Setup keys are output by Terraform:

terraform output -raw gs_setup_key

But:

  • Requires local Terraform access
  • No automated distribution mechanism
  • Keys in state file (committed to git in POC - not ideal)

Options

Option Description Effort Tradeoffs
A. Manual retrieval Engineer runs terraform output locally Zero Requires CLI access, manual process
B. CI output to ticket CI posts key to ticket system via API Medium Keys in ticket history (audit trail)
C. Secrets manager Store keys in Vault/1Password, notify engineer Medium Another system to integrate
D. Encrypted email CI encrypts key, emails to operator High Key management complexity

Recommendation

Option A for now (consistent with manual rename):

  • Engineer retrieves key after CI completes
  • Engineer sends key to operator via secure channel (Signal, encrypted email)
  • Ticket updated with "key sent" status

Option B worth implementing if:

  • Volume increases
  • Want full automation
  • Ticket system has secure "hidden fields" feature

Given the constraints (code freeze, ~100 operators, ticket-based), the pragmatic workflow is:

1. Ticket created: "Onboard pilot Ivanov with BlastPilot + GS"

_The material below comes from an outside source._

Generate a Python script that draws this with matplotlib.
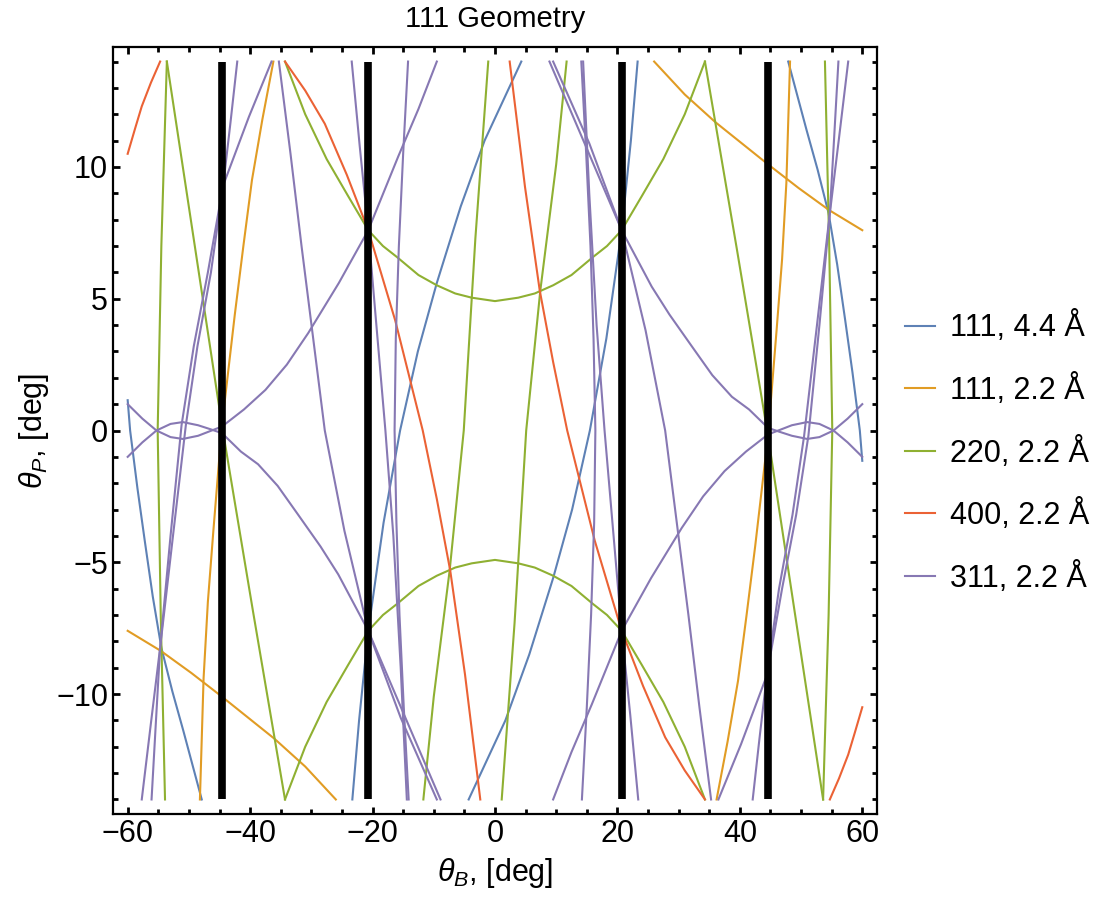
import matplotlib.pyplot as plt
from matplotlib.ticker import MultipleLocator

plt.rcParams['font.family'] = ['Liberation Sans', 'DejaVu Sans']
plt.rcParams['mathtext.fontset'] = 'custom'
plt.rcParams['mathtext.rm'] = 'Liberation Sans'
plt.rcParams['mathtext.it'] = 'Liberation Sans:italic'

# legend text and colours, one per reflection
series_labels = ['111, 4.4 Å', '111, 2.2 Å', '220, 2.2 Å', '400, 2.2 Å', '311, 2.2 Å']
series_colors = ['#5e81b5', '#e19c24', '#8fb032', '#eb6235', '#8778b3']

# curves, each as [theta_B, theta_P] points
blue_curves = [
    [[-60, 1.15], [-59.6, 0], [-58.4, -2.2], [-57.2, -4.2], [-55.9, -6.3], [-54.5, -8.24],
     [-52.7, -9.9], [-50.9, -11.4], [-49.4, -12.7], [-47.9, -14]],
    [[60, -1.15], [59.6, 0], [58.4, 2.2], [57.2, 4.2], [55.9, 6.3], [54.5, 8.24],
     [52.7, 9.9], [50.9, 11.4], [49.4, 12.7], [47.9, 14]],
    [[-4.3, -14], [-1.3, -12.5], [1.7, -11], [5.6, -8.5], [9.5, -5.6], [12.6, -3.0],
     [15.5, 0], [18.2, 3.5], [20.7, 7.6], [22.2, 11], [23.3, 14]],
    [[4.3, 14], [1.3, 12.5], [-1.7, 11], [-5.6, 8.5], [-9.5, 5.6], [-12.6, 3.0],
     [-15.5, 0], [-18.2, -3.5], [-20.7, -7.6], [-22.2, -11], [-23.3, -14]],
]

orange_curves = [
    [[26, 14], [31, 12.75], [36, 11.7], [40.3, 10.9], [44.6, 10.1], [49.6, 9.2],
     [54.6, 8.36], [60, 7.6]],
    [[-26, -14], [-31, -12.75], [-36, -11.7], [-40.3, -10.9], [-44.6, -10.1], [-49.6, -9.2],
     [-54.6, -8.36], [-60, -7.6]],
    [[-48.2, -14], [-47.6, -9.4], [-46.9, -6.5], [-46.0, -3.8], [-44.6, 0.2], [-42.5, 4.4],
     [-41.1, 7.0], [-39.7, 9.5], [-38.0, 11.8], [-36.2, 14]],
    [[48.2, 14], [47.6, 9.4], [46.9, 6.5], [46.0, 3.8], [44.6, -0.2], [42.5, -4.4],
     [41.1, -7.0], [39.7, -9.5], [38.0, -11.8], [36.2, -14]],
]

green_curves = [
    [[-34.3, 14], [-31, 12.0], [-27.5, 10.3], [-24, 8.9], [-20.7, 7.6], [-18.3, 7.0],
     [-16, 6.58], [-12.5, 5.9], [-9.5, 5.51], [-6.5, 5.2], [-3.8, 5.04], [0, 4.91],
     [3.8, 5.04], [6.5, 5.2], [9.5, 5.51], [12.5, 5.9], [16, 6.58], [18.3, 7.0],
     [20.7, 7.6], [24, 8.9], [27.5, 10.3], [31, 12.0], [34.3, 14]],
    [[-34.3, -14], [-31, -12.0], [-27.5, -10.3], [-24, -8.9], [-20.7, -7.6], [-18.3, -7.0],
     [-16, -6.58], [-12.5, -5.9], [-9.5, -5.51], [-6.5, -5.2], [-3.8, -5.04], [0, -4.91],
     [3.8, -5.04], [6.5, -5.2], [9.5, -5.51], [12.5, -5.9], [16, -6.58], [18.3, -7.0],
     [20.7, -7.6], [24, -8.9], [27.5, -10.3], [31, -12.0], [34.3, -14]],
    [[-53.6, 14], [-54.5, 7], [-55.1, 0], [-54.6, -7], [-53.9, -14]],
    [[53.6, -14], [54.5, -7], [55.1, 0], [54.6, 7], [53.9, 14]],
    [[-53.6, 14], [-49.1, 7.1], [-44.6, 0.2], [-39.5, -6.9], [-34.3, -14]],
    [[53.6, -14], [49.1, -7.1], [44.6, -0.2], [39.5, 6.9], [34.3, 14]],
    [[-1.1, 14], [-3.2, 7.3], [-5.1, 0], [-7.4, -5.3], [-10, -10.1], [-11.7, -14]],
    [[1.1, -14], [3.2, -7.3], [5.1, 0], [7.4, 5.3], [10, 10.1], [11.7, 14]],
]

red_curves = [
    [[-60, 10.5], [-58.8, 11.45], [-57.7, 12.3], [-56.2, 13.2], [-54.7, 14]],
    [[60, -10.5], [58.8, -11.45], [57.7, -12.3], [56.2, -13.2], [54.7, -14]],
    [[-34.3, 14], [-31, 12.9], [-27.8, 11.64], [-24.2, 9.7], [-20.7, 7.6], [-16.3, 4.18],
     [-11.8, 0], [-9.5, -2.6], [-7.3, -5.33], [-4.9, -9.25], [-2.4, -14]],
    [[34.3, -14], [31, -12.9], [27.8, -11.64], [24.2, -9.7], [20.7, -7.6], [16.3, -4.18],
     [11.8, 0], [9.5, 2.6], [7.3, 5.33], [4.9, 9.25], [2.4, 14]],
]

purple_curves = [
    [[-60, 1.0], [-57.6, 0.45], [-55.3, 0], [-53, -0.25], [-51, -0.32], [-48.5, -0.2],
     [-46.5, -0.02], [-44.6, 0.15], [-41, 0.8], [-37.5, 1.54], [-34, 2.5], [-30.5, 3.7],
     [-25.5, 5.6], [-20.7, 7.6], [-15.8, 10.4], [-12.5, 12.2], [-9.5, 14]],
    [[60, -1.0], [57.6, -0.45], [55.3, 0], [53, 0.25], [51, 0.32], [48.5, 0.2],
     [46.5, 0.02], [44.6, -0.15], [41, -0.8], [37.5, -1.54], [34, -2.5], [30.5, -3.7],
     [25.5, -5.6], [20.7, -7.6], [15.8, -10.4], [12.5, -12.2], [9.5, -14]],
    [[-60, -1.0], [-57.6, -0.45], [-55.3, 0], [-53, 0.25], [-51, 0.32], [-48.5, 0.2],
     [-46.5, 0.05], [-44.6, -0.1], [-41.5, -0.8], [-38.7, -1.28], [-35.5, -2.1],
     [-32.2, -3.18], [-28.5, -4.4], [-25.6, -5.46], [-20.7, -7.6], [-15, -10.7], [-8.9, -14]],
    [[60, 1.0], [57.6, 0.45], [55.3, 0], [53, -0.25], [51, -0.32], [48.5, -0.2],
     [46.5, -0.05], [44.6, 0.1], [41.5, 0.8], [38.7, 1.28], [35.5, 2.1],
     [32.2, 3.18], [28.5, 4.4], [25.6, 5.46], [20.7, 7.6], [15, 10.7], [8.9, 14]],
    [[-35.3, 14], [-33.4, 10.5], [-31.6, 7], [-29.7, 3.5], [-27.8, 0], [-24.6, -3.8],
     [-20.7, -7.6], [-15.4, -10.9], [-9.5, -14]],
    [[35.3, -14], [33.4, -10.5], [31.6, -7], [29.7, -3.5], [27.8, 0], [24.6, 3.8],
     [20.7, 7.6], [15.4, 10.9], [9.5, 14]],
    [[-42.1, 14], [-43.2, 11.7], [-44.4, 9.3], [-46.9, 6.0], [-49.2, 3.2], [-51.2, 0.2],
     [-53.0, -4], [-54.7, -8.24], [-56.2, -11.1], [-57.7, -14]],
    [[42.1, -14], [43.2, -11.7], [44.4, -9.3], [46.9, -6.0], [49.2, -3.2], [51.2, -0.2],
     [53.0, 4], [54.7, 8.24], [56.2, 11.1], [57.7, 14]],
    [[-36.5, 14], [-40.2, 11.9], [-44.4, 9.3], [-46.4, 6.0], [-48.6, 3.2], [-50.5, 0.2],
     [-52.6, -4], [-54.7, -8.24], [-55.4, -11.1], [-56.1, -14]],
    [[36.5, -14], [40.2, -11.9], [44.4, -9.3], [46.4, -6.0], [48.6, -3.2], [50.5, -0.2],
     [52.6, 4], [54.7, 8.24], [55.4, 11.1], [56.1, 14]],
    [[-23.4, 14], [-22.1, 10.8], [-20.7, 7.6], [-19.3, 3.8], [-17.9, 0], [-16.6, -4],
     [-15.4, -9], [-14.4, -14]],
    [[23.4, -14], [22.1, -10.8], [20.7, -7.6], [19.3, -3.8], [17.9, 0], [16.6, 4],
     [15.4, 9], [14.4, 14]],
    [[-14.2, 14], [-15.0, 10.5], [-15.7, 7], [-16.2, 3.5], [-16.4, 0], [-16.1, -3.5],
     [-15.6, -7], [-14.9, -10.5], [-14.1, -14]],
    [[14.2, -14], [15.0, -10.5], [15.7, -7], [16.2, -3.5], [16.4, 0], [16.1, 3.5],
     [15.6, 7], [14.9, 10.5], [14.1, 14]],
]

# thick black markers
black_lines_x = [-44.6, -20.7, 20.7, 44.6]
black_y_span = [-14, 14]

all_series = [blue_curves, orange_curves, green_curves, red_curves, purple_curves]

fig = plt.figure(figsize=(10.98, 9.05), dpi=100)
ax = fig.add_axes([0.1029, 0.1003, 0.6958, 0.848])

for curves, color, label in zip(all_series, series_colors, series_labels):
    for i, pts in enumerate(curves):
        xs = [p[0] for p in pts]
        ys = [p[1] for p in pts]
        ax.plot(xs, ys, color=color, lw=1.5, label=label if i == 0 else None)

for x in black_lines_x:
    ax.plot([x, x], black_y_span, color='black', lw=5.5, solid_capstyle='butt', zorder=5)

ax.set_xlim(-62.4, 62.4)
ax.set_ylim(-14.56, 14.56)

ax.xaxis.set_major_locator(MultipleLocator(20))
ax.xaxis.set_minor_locator(MultipleLocator(5))
ax.yaxis.set_major_locator(MultipleLocator(5))
ax.yaxis.set_minor_locator(MultipleLocator(1))
ax.tick_params(which='both', direction='in', top=True, right=True, width=2.0, labelsize=22)
ax.tick_params(which='major', length=5)
ax.tick_params(which='minor', length=3.6)
for s in ax.spines.values():
    s.set_linewidth(1.6)

ax.set_title('111 Geometry', fontsize=21, pad=14)
ax.set_xlabel(r'$\theta_B$, [deg]', fontsize=22, labelpad=5)
ax.set_ylabel(r'$\theta_P$, [deg]', fontsize=22, labelpad=4)

ax.legend(loc='center left', bbox_to_anchor=(1.0366, 0.4713), frameon=False, fontsize=22,
          handlelength=0.98, handletextpad=0.49, labelspacing=1.0, borderpad=0, borderaxespad=0)

fig.savefig('out.png', dpi=100)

2. Engineer adds to Terraform:
   - ticket-1234-pilot (one-off, 7 days)
   - ticket-1234-gs (one-off, 7 days)

3. Engineer creates PR, gets review, merges

4. CI/CD applies changes, keys created

5. Engineer retrieves keys:
   terraform output -raw ticket_1234_pilot_key

6. Engineer sends keys to operator via secure channel

7. Operator enrolls both devices

8. Engineer renames peers in dashboard:
   DESKTOP-ABC123 -> pilot-ivanov
   raspberrypi -> gs-ivanov

9. Engineer closes ticket

Total engineer time: ~10 minutes per onboarding (pair of devices)
Automation level: Groups, policies, key creation automated; naming and distribution manual


Future Improvements (If Needed)

  1. Webhook listener for peer enrollment events -> auto-rename based on timing correlation
  2. Ticket system integration for automated key distribution
  3. Custom installer that prompts for device name before enrollment
  4. Batch onboarding tool for multiple operators at once

These can be addressed incrementally as the operation scales.